Passwords that contain multiple words aren't as resistant as some researchers expected to certain types of cracking attacks, mainly because users frequently pick phrases that occur regularly in everyday speech, a recently published paper concludes.

Security managers have long regarded passphrases as an easy-to-remember way to pack dozens of characters into the string that must be entered to access online accounts or to unlock private encryption keys. The more characters, the thinking goes, the harder it is for attackers to guess or otherwise crack the code, since there are orders of magnitude more possible combinations.

But a pair of computer scientists from Cambridge University has found that a significant percentage of passphrases used in a real-world scenario were easy to guess. Using a dictionary containing 20,656 phrases of movie titles, sports team names, and other proper nouns, they were able to find about 8,000 passphrases chosen by users of Amazon's now-defunct PayPhrase system. That's an estimated 1.13 percent of the available accounts. The promise of passphrases' increased entropy, it seems, was undone by many users' tendency to pick phrases that are staples of the everyday lexicon.

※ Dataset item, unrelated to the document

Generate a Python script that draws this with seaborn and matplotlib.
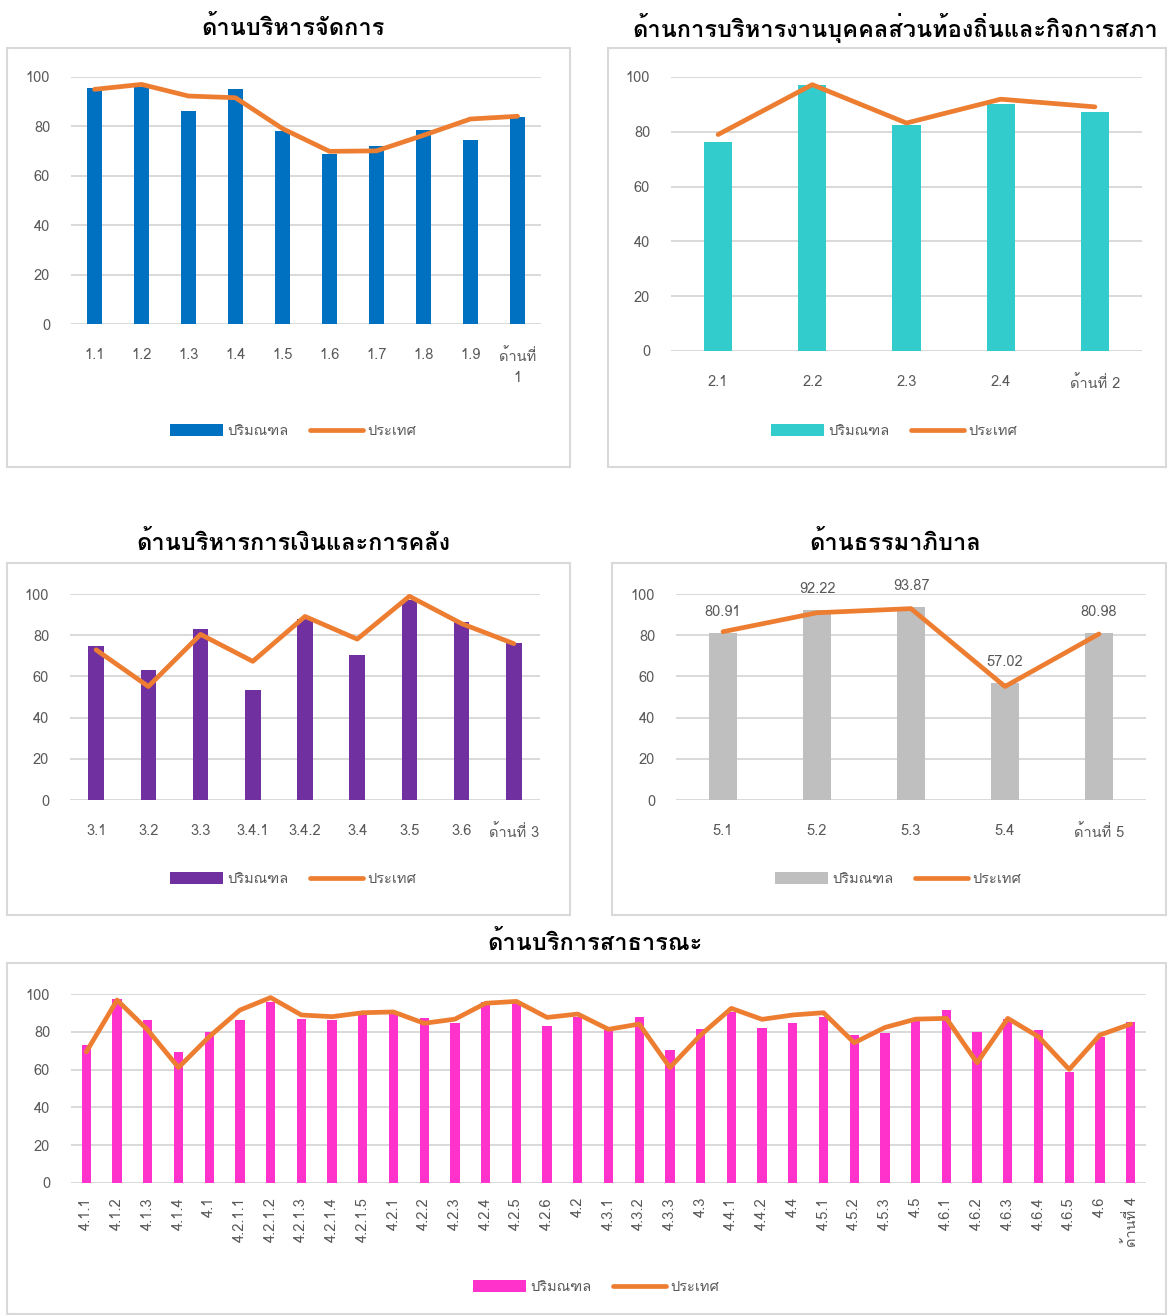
import matplotlib
matplotlib.use('Agg')
import matplotlib.pyplot as plt
from matplotlib import font_manager
from matplotlib.ft2font import FT2Font
from matplotlib.patches import Rectangle
import seaborn as sns
import pandas as pd

# ---- data ----
labels_1 = ['1.1', '1.2', '1.3', '1.4', '1.5', '1.6', '1.7', '1.8', '1.9', 'ด้านที่\n1']
metro_1 = [95.7, 96.0, 86.3, 95.3, 78.2, 69.0, 72.1, 78.4, 74.5, 83.8]
country_1 = [95.0, 97.0, 92.3, 91.6, 79.1, 69.9, 70.1, 76.4, 83.0, 84.1]

labels_2 = ['2.1', '2.2', '2.3', '2.4', 'ด้านที่ 2']
metro_2 = [76.4, 97.0, 82.4, 90.3, 87.4]
country_2 = [79.0, 97.2, 83.2, 91.9, 89.1]

labels_3 = ['3.1', '3.2', '3.3', '3.4.1', '3.4.2', '3.4', '3.5', '3.6', 'ด้านที่ 3']
metro_3 = [74.6, 63.2, 82.8, 53.6, 88.0, 70.2, 97.0, 86.5, 76.2]
country_3 = [72.9, 55.1, 80.4, 67.3, 89.1, 78.1, 98.9, 85.6, 75.9]

labels_5 = ['5.1', '5.2', '5.3', '5.4', 'ด้านที่ 5']
metro_5 = [80.91, 92.22, 93.87, 57.02, 80.98]
country_5 = [81.7, 90.9, 92.9, 55.1, 80.6]

labels_4 = ['4.1.1', '4.1.2', '4.1.3', '4.1.4', '4.1',
            '4.2.1.1', '4.2.1.2', '4.2.1.3', '4.2.1.4', '4.2.1.5', '4.2.1',
            '4.2.2', '4.2.3', '4.2.4', '4.2.5', '4.2.6', '4.2',
            '4.3.1', '4.3.2', '4.3.3', '4.3', '4.4.1', '4.4.2', '4.4',
            '4.5.1', '4.5.2', '4.5.3', '4.5',
            '4.6.1', '4.6.2', '4.6.3', '4.6.4', '4.6.5', '4.6', 'ด้านที่ 4']
metro_4 = [72.8, 97.3, 86.2, 69.3, 80.0,
           86.2, 96.0, 86.6, 86.2, 89.0, 89.8,
           87.3, 84.8, 95.9, 95.4, 83.0, 88.0,
           80.9, 87.8, 70.3, 81.3, 90.6, 81.8, 84.8,
           88.0, 78.3, 79.5, 86.2,
           91.7, 79.9, 86.6, 80.9, 58.8, 77.4, 85.2]
country_4 = [69.4, 96.8, 80.9, 61.1, 77.4,
             91.5, 98.1, 88.9, 88.0, 90.1, 90.5,
             84.5, 86.7, 95.1, 96.1, 87.6, 89.4,
             81.3, 84.1, 61.1, 78.3, 92.4, 86.6, 88.9,
             90.1, 74.2, 82.3, 86.7,
             87.1, 63.6, 87.1, 77.4, 60.1, 78.3, 84.1]

titles = ['ด้านบริหารจัดการ',
          'ด้านการบริหารงานบุคคลส่วนท้องถิ่นและกิจการสภา',
          'ด้านบริหารการเงินและการคลัง',
          'ด้านธรรมาภิบาล',
          'ด้านบริการสาธารณะ']
series_names = ['ปริมณฑล', 'ประเทศ']

ORANGE = '#ED7D31'
GRID = '#D9D9D9'
TXT = '#595959'


def thai_family():
    hints = ('thai', 'sarabun', 'loma', 'garuda', 'kinnari', 'norasi', 'waree',
             'tlwg', 'umpush', 'sawasdee', 'purisa', 'laksaman')
    fonts = sorted(font_manager.fontManager.ttflist,
                   key=lambda f: not any(h in f.name.lower() for h in hints))
    for f in fonts:
        try:
            if 0x0E14 in FT2Font(f.fname).get_charmap():
                return f.name
        except Exception:
            pass
    return None


sns.set_style('white')
thai = thai_family()
plt.rcParams['font.family'] = [thai, 'DejaVu Sans'] if thai else ['DejaVu Sans']

W, H = 1167, 1315
fig = plt.figure(figsize=(W / 100, H / 100), dpi=100)


def px_axes(x0, y0, x1, y1):
    return fig.add_axes([x0 / W, 1 - y1 / H, (x1 - x0) / W, (y1 - y0) / H])


def box(x0, y0, x1, y1):
    fig.patches.append(Rectangle((x0 / W, 1 - y1 / H), (x1 - x0) / W, (y1 - y0) / H,
                                 transform=fig.transFigure, fill=False,
                                 edgecolor='#D9D9D9', linewidth=1.5))


def panel(rect, labels, metro, country, color, title, title_xy, legend_xy,
          rotate=False, values=False):
    ax = px_axes(*rect)
    df = pd.DataFrame({'label': labels, 'metro': metro, 'country': country})
    sns.barplot(data=df, x='label', y='metro', color=color, saturation=1,
                width=0.3, linewidth=0, label=series_names[0], ax=ax)
    sns.lineplot(data=df, x='label', y='country', color=ORANGE, linewidth=3.4,
                 sort=False, label=series_names[1], ax=ax)
    if values:
        ax.bar_label(ax.containers[0], fmt='%.2f', padding=10, color=TXT, fontsize=10.5)
    ax.set_ylim(0, 100)
    ax.set_xlim(-0.5, len(labels) - 0.5)
    ax.set_yticks(range(0, 101, 20))
    ax.yaxis.grid(True, color=GRID, linewidth=1.4)
    ax.set_axisbelow(True)
    for s in ax.spines.values():
        s.set_visible(False)
    ax.set_xlabel('')
    ax.set_ylabel('')
    ax.tick_params(axis='y', length=0, pad=15, labelsize=10.5, labelcolor=TXT)
    if rotate:
        ax.tick_params(axis='x', length=0, pad=10, labelsize=10.5, labelcolor=TXT)
        for t in ax.get_xticklabels():
            t.set_rotation(90)
            t.set_va('top')
            t.set_ha('center')
    else:
        ax.tick_params(axis='x', length=0, pad=17, labelsize=10.5, labelcolor=TXT)
        for t in ax.get_xticklabels():
            t.set_linespacing(1.7)
    handles, lbls = ax.get_legend_handles_labels()
    order = [lbls.index(n) for n in series_names]
    if ax.get_legend() is not None:
        ax.get_legend().remove()
    fig.legend([handles[i] for i in order], [lbls[i] for i in order], loc='center',
               bbox_to_anchor=(legend_xy[0] / W, 1 - legend_xy[1] / H),
               ncol=2, frameon=False, fontsize=10.5, handlelength=3.6,
               handleheight=0.8, columnspacing=1.5, handletextpad=0.3,
               labelcolor=TXT)
    fig.text(title_xy[0] / W, 1 - title_xy[1] / H, title, ha='center', va='center',
             fontsize=17, fontweight='bold', color='black')
    return ax


# panel frames
box(7, 48, 570, 467)
box(608, 48, 1166, 467)
box(7, 563, 570, 915)
box(612, 563, 1166, 915)
box(7, 963, 1166, 1314)

panel((71, 77, 541, 324), labels_1, metro_1, country_1, '#0070C0',
      titles[0], (293, 28), (293, 431))
panel((671, 77, 1142, 351), labels_2, metro_2, country_2, '#33CCCC',
      titles[1], (895, 28), (894, 431))
panel((70, 594, 540, 800), labels_3, metro_3, country_3, '#7030A0',
      titles[2], (293, 543), (293, 879))
panel((676, 594, 1146, 800), labels_5, metro_5, country_5, '#BFBFBF',
      titles[3], (895, 543), (898, 879), values=True)
panel((71, 994, 1146, 1183), labels_4, metro_4, country_4, '#FF33CC',
      titles[4], (595, 943), (596, 1287), rotate=True)

fig.savefig('out.png', dpi=100)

"Our results suggest that users aren't able to choose phrases made of completely random words, but are influenced by the probability of a phrase occurring in natural language," researchers Joseph Bonneau and Ekaterina Shutova wrote in the paper (PDF), which is titled "Linguistic properties of multi-word passphrases." "Examining the surprisingly weak distribution of phrases in natural language, we can conclude that even 4-word phrases probably provide less than 30 bits of security which is insufficient against offline attack," the paper says.